* [Short problem] Go through the listing below and list every line with "chart".

──────── Records shown ────────

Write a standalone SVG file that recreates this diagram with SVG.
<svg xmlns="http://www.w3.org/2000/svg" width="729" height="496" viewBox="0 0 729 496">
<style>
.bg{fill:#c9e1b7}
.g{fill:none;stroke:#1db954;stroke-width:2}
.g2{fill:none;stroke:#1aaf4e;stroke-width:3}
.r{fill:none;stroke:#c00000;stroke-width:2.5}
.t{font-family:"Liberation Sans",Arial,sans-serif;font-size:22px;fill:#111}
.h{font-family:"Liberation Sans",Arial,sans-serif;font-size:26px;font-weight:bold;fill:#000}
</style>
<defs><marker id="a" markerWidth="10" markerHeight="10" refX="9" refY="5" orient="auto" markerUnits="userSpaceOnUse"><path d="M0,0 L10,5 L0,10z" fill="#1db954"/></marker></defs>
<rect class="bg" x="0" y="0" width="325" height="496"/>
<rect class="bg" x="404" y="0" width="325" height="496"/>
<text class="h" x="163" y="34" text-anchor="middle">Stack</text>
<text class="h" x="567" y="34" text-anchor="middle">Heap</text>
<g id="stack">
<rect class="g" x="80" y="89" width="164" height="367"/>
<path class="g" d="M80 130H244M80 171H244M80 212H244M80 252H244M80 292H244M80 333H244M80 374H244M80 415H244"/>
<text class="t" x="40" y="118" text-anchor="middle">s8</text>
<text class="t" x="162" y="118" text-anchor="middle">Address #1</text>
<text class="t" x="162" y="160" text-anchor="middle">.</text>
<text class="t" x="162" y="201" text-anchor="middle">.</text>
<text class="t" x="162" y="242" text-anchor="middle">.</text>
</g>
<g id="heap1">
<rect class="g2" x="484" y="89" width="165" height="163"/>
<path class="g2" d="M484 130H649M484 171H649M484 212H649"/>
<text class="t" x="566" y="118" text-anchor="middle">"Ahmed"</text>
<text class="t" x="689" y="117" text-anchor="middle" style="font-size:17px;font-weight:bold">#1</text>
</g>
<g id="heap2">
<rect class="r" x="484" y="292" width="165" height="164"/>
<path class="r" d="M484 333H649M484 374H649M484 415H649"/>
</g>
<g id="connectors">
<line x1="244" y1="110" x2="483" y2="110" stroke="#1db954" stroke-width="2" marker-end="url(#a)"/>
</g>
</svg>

────────
──────── Records shown ────────

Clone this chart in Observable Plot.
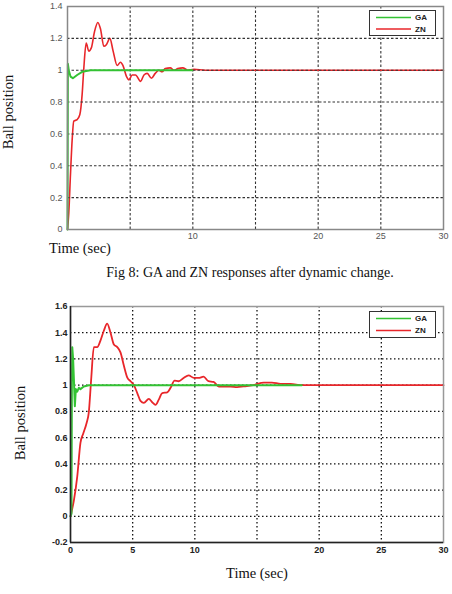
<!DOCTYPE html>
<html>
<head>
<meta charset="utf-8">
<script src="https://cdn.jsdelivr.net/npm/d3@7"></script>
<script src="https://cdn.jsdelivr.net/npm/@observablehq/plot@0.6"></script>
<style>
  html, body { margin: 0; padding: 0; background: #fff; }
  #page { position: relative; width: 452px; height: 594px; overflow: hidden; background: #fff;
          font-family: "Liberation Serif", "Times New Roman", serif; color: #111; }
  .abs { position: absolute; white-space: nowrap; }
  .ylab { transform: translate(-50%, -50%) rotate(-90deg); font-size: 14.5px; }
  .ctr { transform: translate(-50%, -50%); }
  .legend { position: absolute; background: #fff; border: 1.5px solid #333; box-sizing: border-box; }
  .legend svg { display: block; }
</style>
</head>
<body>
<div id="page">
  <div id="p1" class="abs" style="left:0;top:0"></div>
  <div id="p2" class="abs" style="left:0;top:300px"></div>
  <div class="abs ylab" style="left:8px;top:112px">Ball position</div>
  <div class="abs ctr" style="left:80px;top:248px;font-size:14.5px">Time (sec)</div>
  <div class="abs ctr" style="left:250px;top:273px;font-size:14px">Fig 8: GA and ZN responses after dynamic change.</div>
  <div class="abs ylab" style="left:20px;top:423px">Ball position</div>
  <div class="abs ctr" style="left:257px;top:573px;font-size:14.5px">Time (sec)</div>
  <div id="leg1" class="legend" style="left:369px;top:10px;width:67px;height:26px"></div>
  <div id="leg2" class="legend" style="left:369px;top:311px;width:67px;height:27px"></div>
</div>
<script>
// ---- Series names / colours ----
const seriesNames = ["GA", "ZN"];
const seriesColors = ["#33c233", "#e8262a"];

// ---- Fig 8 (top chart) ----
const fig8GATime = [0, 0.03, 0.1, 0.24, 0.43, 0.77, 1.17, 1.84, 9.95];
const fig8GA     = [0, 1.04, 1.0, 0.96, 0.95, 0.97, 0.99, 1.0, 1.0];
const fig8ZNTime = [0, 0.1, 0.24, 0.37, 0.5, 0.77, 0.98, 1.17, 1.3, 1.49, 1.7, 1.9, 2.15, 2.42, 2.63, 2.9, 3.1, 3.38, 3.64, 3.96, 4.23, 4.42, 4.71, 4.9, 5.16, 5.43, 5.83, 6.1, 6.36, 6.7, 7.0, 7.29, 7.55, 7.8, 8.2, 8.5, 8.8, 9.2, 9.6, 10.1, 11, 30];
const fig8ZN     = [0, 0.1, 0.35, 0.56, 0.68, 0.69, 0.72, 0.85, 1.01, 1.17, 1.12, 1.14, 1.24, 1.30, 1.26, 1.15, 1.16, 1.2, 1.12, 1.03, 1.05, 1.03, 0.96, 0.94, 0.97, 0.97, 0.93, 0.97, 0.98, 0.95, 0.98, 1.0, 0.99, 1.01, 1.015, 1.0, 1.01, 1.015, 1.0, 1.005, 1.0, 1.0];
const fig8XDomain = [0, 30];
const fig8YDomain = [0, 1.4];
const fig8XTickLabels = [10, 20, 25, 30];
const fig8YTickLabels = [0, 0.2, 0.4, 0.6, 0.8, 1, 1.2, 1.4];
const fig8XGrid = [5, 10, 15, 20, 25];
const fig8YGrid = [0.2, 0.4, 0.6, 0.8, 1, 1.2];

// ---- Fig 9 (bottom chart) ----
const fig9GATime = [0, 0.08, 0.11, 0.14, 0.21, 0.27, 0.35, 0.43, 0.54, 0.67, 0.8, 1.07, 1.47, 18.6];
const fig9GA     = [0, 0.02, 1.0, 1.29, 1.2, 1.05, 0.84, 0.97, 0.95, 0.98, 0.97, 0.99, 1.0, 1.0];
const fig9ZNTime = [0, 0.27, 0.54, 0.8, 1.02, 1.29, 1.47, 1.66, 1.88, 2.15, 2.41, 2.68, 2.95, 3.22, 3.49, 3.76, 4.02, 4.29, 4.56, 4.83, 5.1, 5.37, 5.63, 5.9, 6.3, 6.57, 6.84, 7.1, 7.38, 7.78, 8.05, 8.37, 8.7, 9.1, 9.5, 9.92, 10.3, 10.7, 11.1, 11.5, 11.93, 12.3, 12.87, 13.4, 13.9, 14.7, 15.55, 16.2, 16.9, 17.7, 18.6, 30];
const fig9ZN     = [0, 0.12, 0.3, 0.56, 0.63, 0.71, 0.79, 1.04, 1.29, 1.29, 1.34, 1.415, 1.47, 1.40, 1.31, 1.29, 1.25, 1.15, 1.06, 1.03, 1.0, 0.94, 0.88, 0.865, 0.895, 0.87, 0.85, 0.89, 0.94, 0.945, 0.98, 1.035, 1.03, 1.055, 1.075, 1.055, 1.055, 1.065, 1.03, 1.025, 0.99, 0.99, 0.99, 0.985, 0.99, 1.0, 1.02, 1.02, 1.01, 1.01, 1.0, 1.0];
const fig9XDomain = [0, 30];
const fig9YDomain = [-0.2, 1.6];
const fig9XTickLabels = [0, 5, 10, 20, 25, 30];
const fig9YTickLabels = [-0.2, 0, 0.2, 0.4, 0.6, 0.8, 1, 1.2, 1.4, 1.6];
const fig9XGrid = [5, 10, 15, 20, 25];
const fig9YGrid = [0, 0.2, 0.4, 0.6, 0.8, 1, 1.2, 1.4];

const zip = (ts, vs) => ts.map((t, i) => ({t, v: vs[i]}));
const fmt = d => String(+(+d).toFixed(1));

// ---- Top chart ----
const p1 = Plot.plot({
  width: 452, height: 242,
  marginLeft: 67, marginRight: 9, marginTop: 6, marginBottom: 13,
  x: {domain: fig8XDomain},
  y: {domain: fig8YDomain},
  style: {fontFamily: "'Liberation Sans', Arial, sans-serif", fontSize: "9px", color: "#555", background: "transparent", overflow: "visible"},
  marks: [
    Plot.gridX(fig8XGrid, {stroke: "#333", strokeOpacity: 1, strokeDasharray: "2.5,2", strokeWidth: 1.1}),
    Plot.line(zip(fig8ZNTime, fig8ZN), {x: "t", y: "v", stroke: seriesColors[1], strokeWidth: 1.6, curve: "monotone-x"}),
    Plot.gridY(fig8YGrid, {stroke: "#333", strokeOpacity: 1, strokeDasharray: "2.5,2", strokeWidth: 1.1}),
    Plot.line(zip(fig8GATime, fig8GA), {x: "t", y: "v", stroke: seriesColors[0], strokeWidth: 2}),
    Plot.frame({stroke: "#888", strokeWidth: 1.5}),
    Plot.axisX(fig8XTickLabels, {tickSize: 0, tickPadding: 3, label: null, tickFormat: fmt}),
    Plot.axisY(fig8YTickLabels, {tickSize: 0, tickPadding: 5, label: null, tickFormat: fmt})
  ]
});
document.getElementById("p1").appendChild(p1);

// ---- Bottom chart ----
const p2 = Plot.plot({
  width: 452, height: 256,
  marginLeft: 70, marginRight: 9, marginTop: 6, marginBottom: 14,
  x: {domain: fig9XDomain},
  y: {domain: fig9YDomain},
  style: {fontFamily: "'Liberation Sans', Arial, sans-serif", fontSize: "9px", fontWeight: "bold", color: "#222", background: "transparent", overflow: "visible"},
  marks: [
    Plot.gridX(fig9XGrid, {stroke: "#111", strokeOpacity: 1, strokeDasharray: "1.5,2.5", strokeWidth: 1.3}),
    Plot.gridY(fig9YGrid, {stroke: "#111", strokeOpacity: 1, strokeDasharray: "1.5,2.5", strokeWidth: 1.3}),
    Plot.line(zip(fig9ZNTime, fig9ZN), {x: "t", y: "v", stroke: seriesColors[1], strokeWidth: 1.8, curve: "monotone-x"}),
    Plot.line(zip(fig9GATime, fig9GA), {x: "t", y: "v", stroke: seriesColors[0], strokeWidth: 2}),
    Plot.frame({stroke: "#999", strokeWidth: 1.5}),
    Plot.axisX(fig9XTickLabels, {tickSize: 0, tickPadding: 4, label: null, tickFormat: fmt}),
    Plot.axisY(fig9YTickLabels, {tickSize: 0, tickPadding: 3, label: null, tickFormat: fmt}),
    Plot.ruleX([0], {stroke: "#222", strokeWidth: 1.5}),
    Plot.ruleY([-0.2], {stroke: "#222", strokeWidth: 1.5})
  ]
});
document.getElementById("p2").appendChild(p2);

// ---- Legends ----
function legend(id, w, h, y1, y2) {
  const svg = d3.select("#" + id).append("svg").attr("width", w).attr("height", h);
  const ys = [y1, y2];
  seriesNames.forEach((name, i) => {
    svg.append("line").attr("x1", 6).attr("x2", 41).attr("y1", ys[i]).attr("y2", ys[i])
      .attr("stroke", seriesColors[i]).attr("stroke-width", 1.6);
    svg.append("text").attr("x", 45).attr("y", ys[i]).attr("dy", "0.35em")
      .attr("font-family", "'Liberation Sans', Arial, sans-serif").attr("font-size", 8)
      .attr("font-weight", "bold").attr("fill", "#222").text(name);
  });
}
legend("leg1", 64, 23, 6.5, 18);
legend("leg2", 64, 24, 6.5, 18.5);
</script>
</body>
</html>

────────

* [Written response]
Clone this chart in Observable Plot.
// ---- Fig 8 (top chart) ----
// ---- Fig 9 (bottom chart) ----
// ---- Top chart ----
// ---- Bottom chart ----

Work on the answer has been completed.